Obviously I'll use a "for" scope to run through twobytes.bytes char array for both reading and writing values in files. Is it good? =)

The good thing about this method, if I didnt misunderstand little/big endian, is that I dont need to invert bytes' order because the system will read the integer variable the same direction as the integer values in my RAW file.

So the RAW file says "FF 7F", I read char[0] = "FF" and char[1] = "7F", and the integer value will be "32767". It's perfect!!! ^0^

Just one doubt, now:
I've used the "char *buffer" method from an example for reading files, but my RAW files can easily reach sizes as big as 512MB.....I could, for the little I know, never have such a large amount of contiguous free memory (despite my 12GB of RAM).
Any alternative, something halfway between continuously reading from the file and storing the whole thing in memory? Or maybe reading files byte-by-byte is not as bad as it looks? =o

PS: I use QT Creator, to compile....I hope this doesnt offend your tastes, a friend suggested me to use it. =|

4. Yes you can allocate 512MB at once... but that also depends on the compiler and environment (operating system). So when you malloc, you should check that it succeeded. Always.
Yes it's certainly possible to allocate some amount and read that amount into it.

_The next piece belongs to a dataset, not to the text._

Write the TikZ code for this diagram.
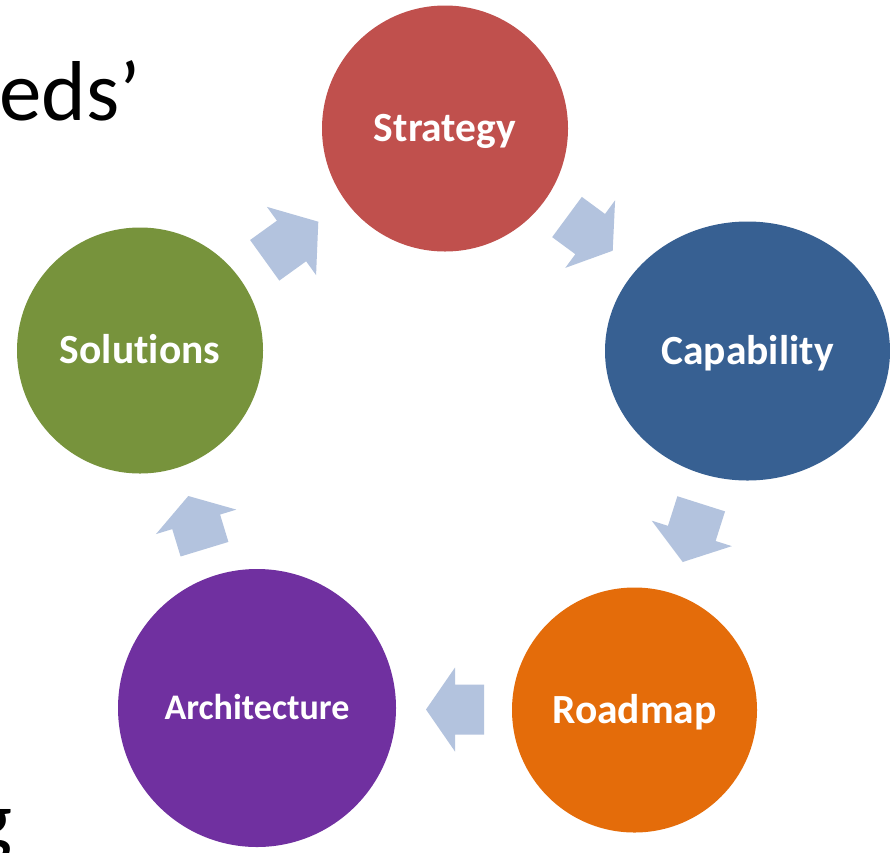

Write out the changed data to the new file and repeat as necessary.
You may not have to worry about endian at all if you're comparing data byte-by-byte.

5. Originally Posted by Spiegel
The good thing about this method, if I didnt misunderstand little/big endian, is that I dont need to invert bytes' order because the system will read the integer variable the same direction as the integer values in my RAW file.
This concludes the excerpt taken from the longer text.